In his last inning of work, the sixth, Kennedy walked two because why make an already rough start any easier? Neither scored, but that ran his line to seven hits, four walks, two hit batsmen, and two home runs allowed en route to five earned runs allowed over six innings.
Adding insult to insult, Joakim Soria entered the game in relief of Kennedy and grooved a 92-MPH fastball to Mike Trout in the same spot Kennedy hit for Pujols's moonshot dong in the third. Trout's screamed over the wall doing 115 MPH.
Trout's dong was the last run of the night for either team, as the Royals continued to present mild threats only to have them quashed almost instantly.
The Royals managed a mere four hits against Garrett Richards and his relief, Fernando Salas and Joe Smith. They walked five times and went down on strikes seven times.
Meanwhile an Angels' offense that was slashing .217/.287/.322 heading into tonight's game had eight hits, five walks, and two hit batsmen, amassing 15 base-runners and plating six runs thanks in large part to three long balls.
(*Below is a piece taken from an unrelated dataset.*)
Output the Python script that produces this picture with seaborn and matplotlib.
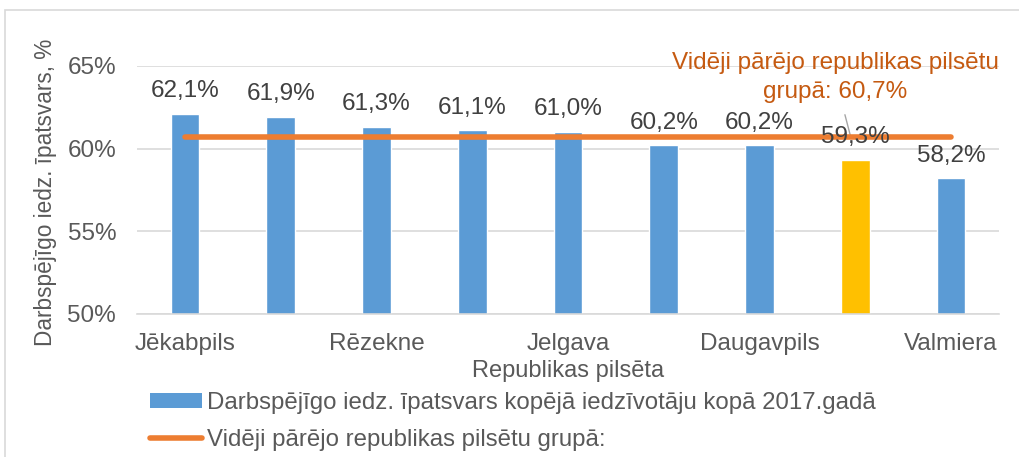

Pujols's two-dong night (also the name of his Three Dog Night cover band - yes, he has a cover band of a cover band) saw him pass Reggie Jackson on the all-time home-run list, where he now sits at 13th with 565, four behind Mr. Viagra, Rafael Palmeiro.
Tonight's loss drops the Royals to 12-7, which puts them 1.5 games behind the first place Chicago White Sox. The Royals will look to regroup at the same West Coast start time tomorrow night, turning their hopeful eyes to Edinson Volquez while hoping to feast on the beer-league balls velocity of Jered Weaver.